少時前[いまのさき]報[う]ツたのは、角海老の大時計の十二時である。京町には素見客[ひやかし]の影も跡を絶ち、角町[すみちやう]には夜を警[いまし]めの鉄棒[かなぼう]の音も聞える。里の市が流して行く笛の音が長く尻を引いて、張店にも稍雑談[はなし]の途断[とぎ]れる時分となツた。
廊下には上草履の音がさびれ、台の物の遺骸を今室[へや]の外へ出して居る所もある。遥かの三階からは甲走ツた声で、喜助どん喜助どんと床番を呼んでいる。

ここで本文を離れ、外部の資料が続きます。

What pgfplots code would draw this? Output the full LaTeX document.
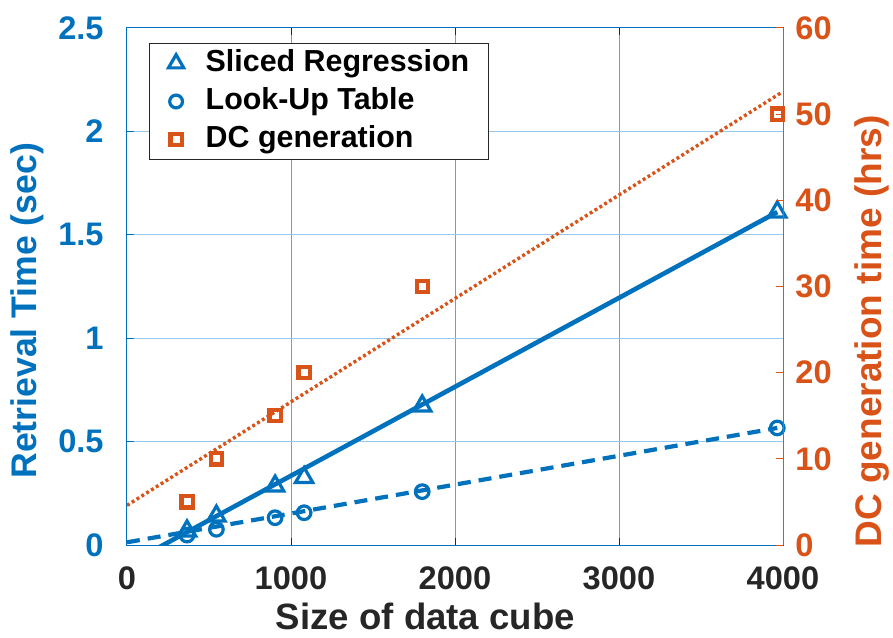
\documentclass[border=0pt]{standalone}
\usepackage{pgfplots}
\pgfplotsset{compat=1.18}
\usepackage{fontspec}
\setmainfont{Liberation Sans}

\definecolor{mblue}{RGB}{0,114,189}
\definecolor{morange}{RGB}{217,83,25}
\definecolor{axgray}{RGB}{38,38,38}
\definecolor{gridblue}{RGB}{150,200,235}
\definecolor{gridgray}{RGB}{150,150,150}

% shared geometry of the two overlaid axes
\pgfplotsset{
  twin/.style={
    width=328pt, height=258.5pt, scale only axis,
    xmin=0, xmax=4000,
    scaled ticks=false,
    /pgf/number format/assume math mode=true,
    /pgf/number format/1000 sep={},
    tick align=inside,
    major tick length=3.5pt,
    tick label style={font=\fontsize{16.3}{16.3}\selectfont\bfseries},
    axis line style={line width=0.5pt},
  },
}

\begin{document}
\begin{tikzpicture}
% left axis: retrieval time
\begin{axis}[
  twin,
  ymin=0, ymax=2.5,
  xtick={0,1000,2000,3000,4000},
  ytick={0,0.5,1,1.5,2,2.5},
  xtick pos=both, ytick pos=left,
  x tick style={axgray, line width=0.5pt},
  y tick style={mblue, line width=0.5pt},
  x axis line style={axgray},
  y axis line style={mblue},
  xticklabel style={text=axgray, inner sep=0pt, anchor=north, yshift=-10.5pt},
  yticklabel style={text=mblue, inner sep=0pt, anchor=east, xshift=-11.5pt},
  grid=major,
  x grid style={gridgray, line width=0.5pt},
  y grid style={gridblue, line width=0.5pt},
  xlabel={Size of data cube},
  ylabel={Retrieval Time (sec)},
  xlabel style={at={(axis description cs:0.455,-0.139)}, anchor=center,
    font=\fontsize{18.3}{18.3}\selectfont\bfseries, text=axgray},
  ylabel style={at={(axis description cs:-0.152,0.453)}, anchor=center,
    font=\fontsize{17.8}{17.8}\selectfont\bfseries, text=mblue},
]
% fitted trends
\addplot[mblue, line width=2.3pt, forget plot] coordinates {(0,-0.095) (3965,1.61)};
\addplot[mblue, line width=2.1pt, dash pattern=on 6.5pt off 4pt, forget plot]
  coordinates {(0,0.013) (3965,0.566)};
% measured retrieval times
\addplot[only marks, mark=triangle, mark size=5pt, mblue,
  mark options={line width=1.6pt, fill=none}, forget plot]
  coordinates {(366,0.068) (545,0.140) (903,0.285) (1080,0.326) (1800,0.672) (3965,1.61)};
\addplot[only marks, mark=o, mark size=3.4pt, mblue,
  mark options={line width=1.6pt}, forget plot]
  coordinates {(366,0.048) (545,0.076) (903,0.132) (1080,0.156) (1800,0.258) (3965,0.566)};
\end{axis}

% right axis: data cube generation time
\begin{axis}[
  twin,
  ymin=0, ymax=60,
  ytick={0,10,20,30,40,50,60},
  axis x line=none,
  axis y line*=right,
  ytick pos=right,
  y axis line style={morange, line width=0.5pt},
  y tick style={morange, line width=0.5pt},
  yticklabel style={text=morange, inner sep=0pt, anchor=west, xshift=6pt},
  ylabel={DC generation time (hrs)},
  ylabel style={at={(axis description cs:1.1364,0.413)}, anchor=center,
    font=\fontsize{18.5}{18.5}\selectfont\bfseries, text=morange},
  legend cell align=left,
  legend style={
    at={(0.0335,0.971)}, anchor=north west,
    draw=axgray, line width=0.5pt, fill=white,
    font=\fontsize{15.2}{15.2}\selectfont\bfseries, text=black,
    inner xsep=9.5pt, inner ysep=3pt,
    row sep=5pt,
    nodes={inner sep=0pt, text height=11pt, text depth=3pt},
    /tikz/every odd column/.style={column sep=11pt},
  },
]
\addlegendimage{only marks, mark=triangle, mark size=4.4pt, mblue, mark options={line width=1.6pt}}
\addlegendentry{Sliced Regression}
\addlegendimage{only marks, mark=o, mark size=3.2pt, mblue, mark options={line width=1.6pt}}
\addlegendentry{Look-Up Table}
\addplot[morange, line width=1.7pt, dash pattern=on 1.5pt off 1.35pt, forget plot]
  coordinates {(0,4.6) (3990,52.5)};
\addplot[only marks, mark=square, mark size=2.8pt, morange,
  mark options={line width=2.1pt}]
  coordinates {(366,5) (545,10) (903,15) (1080,20) (1800,30) (3965,50)};
\addlegendentry{DC generation}
\end{axis}

\pgfresetboundingbox
\useasboundingbox (-63.5pt,-46pt) rectangle (383pt,272.5pt);
\end{tikzpicture}
\end{document}
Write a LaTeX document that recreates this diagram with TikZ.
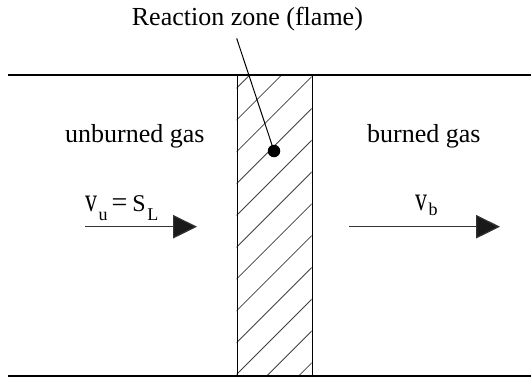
\documentclass[tikz,border=0pt]{standalone}
\usepackage{fontspec}
\usepackage{graphicx}
\setmainfont{Liberation Serif}
\usetikzlibrary{arrows.meta}
\begin{document}
\begin{tikzpicture}[x=1pt,y=-1pt,
  lbl/.style={inner sep=0pt, font=\fontsize{26}{30}\selectfont},
  sym/.style={inner sep=0pt, font=\fontsize{24}{28}\selectfont},
  wall/.style={line width=2pt},
  hatchline/.style={line width=0.8pt, black!75},
  flow/.style={line width=1.2pt, black!80, -{Triangle[length=24pt,width=23.5pt,fill=black!90]}},
]
\useasboundingbox (0,0) rectangle (531,378);
% walls
\coordinate (tl) at (8,75); \coordinate (tr) at (531,75);
\coordinate (bl) at (8,376); \coordinate (br) at (531,376);
% hatching
\begin{scope}
  \clip (236.7,75) rectangle (311.7,376);
  \foreach \k in {-2,...,9} {
    \pgfmathsetmacro\c{388.4+31.8*\k}
    \draw[hatchline] ({\c-376},376) -- ({\c-75},75);
  }
\end{scope}
\node[draw, line width=1.2pt, minimum width=75pt, minimum height=301pt, inner sep=0pt, anchor=north west] (zone) at (236.7,75) {};
\draw[wall] (tl) -- (tr);
\draw[wall] (bl) -- (br);
% leader and dot
\node[circle, fill, minimum size=12.5pt, inner sep=0pt] (dot) at (274,151) {};
\coordinate (lt) at (236.7,38.4);
\draw[line width=1pt] (lt) -- (dot.center);
% labels
\node[lbl, anchor=base west] (title) at (131.7,25) {Reaction zone (flame)};
\node[lbl, anchor=base west] (ub) at (65,142.7) {unburned gas};
\node[lbl, anchor=base west] (bg) at (367,142.7) {burned gas};
\node[sym, anchor=base west] (vu) at (85,211.7) {\scalebox{1}[1.4]{v}\hspace{1.5pt}\raisebox{-9pt}{\fontsize{18}{20}\selectfont u}\hspace{4pt}{\fontsize{28}{30}\selectfont =}\hspace{5pt}S\hspace{1.5pt}\raisebox{-9pt}{\fontsize{18}{20}\selectfont L}};
\node[sym, anchor=base west] (vb) at (415,210) {\scalebox{1}[1.4]{v}\hspace{1.5pt}\raisebox{-5pt}{\fontsize{18}{20}\selectfont b}};
% arrows
\coordinate (a1s) at (85,226.7); \coordinate (a1e) at (197,226.7);
\coordinate (a2s) at (349.3,226.7); \coordinate (a2e) at (500,226.7);
\draw[flow] (a1s) -- (a1e);
\draw[flow] (a2s) -- (a2e);
\end{tikzpicture}
\end{document}
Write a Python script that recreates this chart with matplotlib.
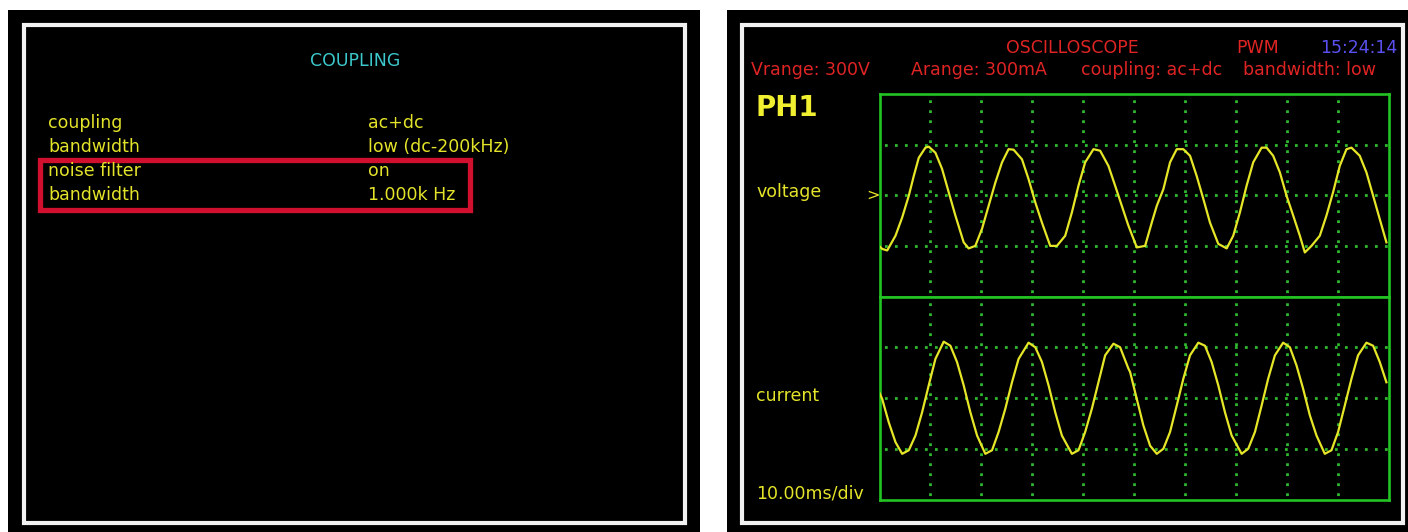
import numpy as np
import matplotlib.pyplot as plt
from matplotlib.patches import Rectangle

# settings screen (left)
settings_title = 'COUPLING'
settings_labels = ['coupling', 'bandwidth', 'noise filter', 'bandwidth']
settings_values = ['ac+dc', 'low (dc-200kHz)', 'on', '1.000k Hz']

# scope header (right)
header_top = ['OSCILLOSCOPE', 'PWM', '15:24:14']
header_info = ['Vrange: 300V', 'Arange: 300mA', 'coupling: ac+dc', 'bandwidth: low']
channel = 'PH1'
trace_names = ['voltage', 'current']
timebase = '10.00ms/div'

# traces: time in ms (10 ms/div), amplitude in divisions
voltage_t = [0.0, 0.53, 1.51, 3.14, 4.45, 5.75, 6.73, 7.71, 9.02, 9.67, 10.98, 12.29, 13.59,
             14.90, 16.53, 17.51, 18.82, 20.14, 21.43, 22.75, 24.06, 25.35, 26.33, 27.98,
             29.27, 30.59, 31.90, 33.53, 34.84, 36.47, 37.78, 39.08, 40.39, 42.02, 43.33,
             44.96, 46.27, 47.59, 48.88, 50.53, 52.16, 53.47, 54.45, 55.75, 57.06, 58.37,
             59.67, 60.98, 62.29, 63.59, 64.90, 66.53, 68.18, 69.47, 70.78, 72.10, 73.39,
             75.04, 76.02, 77.31, 78.63, 79.94, 81.24, 82.55, 83.53, 84.84, 86.47, 87.78,
             89.08, 90.39, 91.71, 92.69, 94.31, 95.63, 96.94, 98.24, 99.55]
voltage_v = [-1.01, -1.06, -1.09, -0.80, -0.44, -0.01, 0.38, 0.74, 0.94, 0.96, 0.84, 0.52, 0.06,
             -0.40, -0.93, -1.05, -1.00, -0.66, -0.21, 0.25, 0.65, 0.91, 0.90, 0.71,
             0.32, -0.14, -0.54, -1.00, -1.00, -0.80, -0.34, 0.19, 0.65, 0.91, 0.88,
             0.58, 0.19, -0.21, -0.60, -1.03, -1.00, -0.54, -0.21, 0.12, 0.65, 0.91,
             0.91, 0.78, 0.38, -0.07, -0.54, -0.96, -1.05, -0.80, -0.34, 0.19, 0.65,
             0.94, 0.94, 0.78, 0.45, -0.01, -0.40, -0.80, -1.13, -1.00, -0.80, -0.40,
             0.06, 0.58, 0.91, 0.94, 0.78, 0.45, -0.01, -0.47, -0.93]

current_t = [0.0, 0.53, 1.82, 3.14, 4.45, 5.75, 7.06, 8.37, 9.67, 10.98, 12.61, 13.92, 15.22,
             16.53, 17.84, 19.16, 20.78, 22.10, 23.39, 24.71, 26.02, 27.31, 29.27, 30.59,
             31.90, 33.20, 34.51, 35.82, 37.78, 39.08, 40.39, 41.71, 43.00, 44.31, 45.94,
             47.25, 48.88, 49.22, 50.53, 51.82, 53.14, 54.45, 55.75, 57.06, 58.37, 59.67,
             60.98, 62.61, 63.92, 65.22, 66.53, 67.84, 69.16, 71.12, 72.41, 73.73, 75.04,
             76.33, 77.65, 79.27, 80.59, 81.90, 83.20, 84.51, 85.82, 87.45, 88.76, 90.06,
             91.37, 92.69, 93.98, 95.63, 96.94, 98.24, 99.55]
current_i = [0.10, -0.02, -0.48, -0.87, -1.10, -1.03, -0.74, -0.28, 0.25, 0.77, 1.11, 1.03, 0.71,
             0.25, -0.28, -0.74, -1.10, -1.03, -0.67, -0.21, 0.31, 0.77, 1.09, 1.00,
             0.71, 0.25, -0.28, -0.74, -1.10, -1.03, -0.67, -0.21, 0.31, 0.84, 1.07,
             1.00, 0.58, 0.51, -0.02, -0.54, -0.94, -1.10, -1.00, -0.67, -0.15, 0.38,
             0.84, 1.09, 1.03, 0.71, 0.25, -0.28, -0.74, -1.10, -1.00, -0.67, -0.15,
             0.38, 0.84, 1.09, 1.00, 0.64, 0.18, -0.34, -0.74, -1.10, -1.03, -0.67,
             -0.15, 0.38, 0.84, 1.09, 1.03, 0.71, 0.31]

W, H = 1408, 532
YEL = '#e4e42a'
RED = '#e02424'
GREEN = '#22c322'
DOT = '#30b830'
FS = 12.5

plt.rcParams['font.family'] = ['DejaVu Sans']


def frac(x0, y0, x1, y1):
    # pixel box (top-left origin) -> figure fraction
    return [x0 / W, 1 - y1 / H, (x1 - x0) / W, (y1 - y0) / H]


fig = plt.figure(figsize=(W / 100, H / 100), dpi=100)
fig.patch.set_facecolor('white')

bg = fig.add_axes([0, 0, 1, 1])
bg.set_xlim(0, W)
bg.set_ylim(H, 0)
bg.axis('off')

# the two screens
for x0, x1, bx0, bx1 in [(8, 700, 24, 685), (727, W, 742, 1403)]:
    bg.add_patch(Rectangle((x0, 10), x1 - x0, H - 10, facecolor='black', edgecolor='none'))
    bg.add_patch(Rectangle((bx0, 24.5), bx1 - bx0, 523 - 24.5, facecolor='none',
                           edgecolor='#f2f2f2', linewidth=3))

# left screen: coupling settings
bg.text(355, 66.5, settings_title, color='#3cc8cc', fontsize=FS, ha='center', va='baseline')
for i, (lab, val) in enumerate(zip(settings_labels, settings_values)):
    yb = 128 + 24 * i
    bg.text(48, yb, lab, color=YEL, fontsize=FS, va='baseline')
    bg.text(368, yb, val, color=YEL, fontsize=FS, va='baseline')
bg.add_patch(Rectangle((40, 159.5), 429.5, 50, facecolor='none', edgecolor='#d0102e',
                       linewidth=3.8))

# right screen: header
bg.text(1072, 53, header_top[0], color=RED, fontsize=FS, ha='center', va='baseline')
bg.text(1258, 53, header_top[1], color=RED, fontsize=FS, ha='center', va='baseline')
bg.text(1359, 53, header_top[2], color='#5a50f0', fontsize=FS, ha='center', va='baseline')
for x, s in zip([751, 911, 1081, 1243], header_info):
    bg.text(x, 75, s, color=RED, fontsize=FS, va='baseline')

bg.text(756, 116.5, channel, color='#f0f030', fontsize=20, fontweight='bold', va='baseline')
bg.text(756, 197, trace_names[0], color=YEL, fontsize=FS, va='baseline')
bg.text(866, 200, '>', color=YEL, fontsize=FS - 1, va='baseline')
bg.text(756, 401, trace_names[1], color=YEL, fontsize=FS, va='baseline')
bg.text(756, 499, timebase, color=YEL, fontsize=FS, va='baseline')

# scope graticules
ax_v = fig.add_axes(frac(879.5, 94, 1388.7, 296.5))
ax_i = fig.add_axes(frac(879.5, 296.5, 1388.7, 499.5))
for ax, t, y in [(ax_v, voltage_t, voltage_v), (ax_i, current_t, current_i)]:
    ax.set_facecolor('black')
    ax.set_xlim(0, 100)
    ax.set_ylim(-2, 2)
    ax.set_xticks(np.arange(10, 100, 10))
    ax.set_yticks([-1, 0, 1])
    ax.tick_params(length=0, labelbottom=False, labelleft=False)
    ax.grid(True, color=DOT, linestyle=(2, (1, 2.6)), linewidth=2.0)
    for sp in ax.spines.values():
        sp.set_color(GREEN)
        sp.set_linewidth(1.9)
    ax.plot(t, y, color='#e6e628', linewidth=1.6, zorder=3)

plt.savefig('out.png', dpi=100, facecolor=fig.get_facecolor())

遊里の光景と其生活とには、浄瑠璃を聴くに異らね一種の哀調が?つていた。この哀調は、小説家が其趣味から作り出した技巧の結果ではなかった。独り遊里のみに限らない。この哀調は過去の東京に在つては繁華な下町にも、静かな山の手の町にも、折に触れ時につれて、切々として人の官覚を動す力があつた。然し歳月の過るに従ひ、繁激なる近世的都市の騒音と灯光とは全くこの哀調を滅してしまつたのである。生活の音調が変化したのである。わたくしは三十年前の東京には江戸時代の生活の音調と同じきものが残つてゐた。そして、その最後の余韻が吉原の遊里に於て殊に著しく聴取せられた事をここに語ればよいのである。
遊里の存亡と公娼の興廃の如きはこれを論ずるに及ばない。ギリシア古典の芸術を尊むがために、誰か今日、時代の復古を夢見るものがあらう。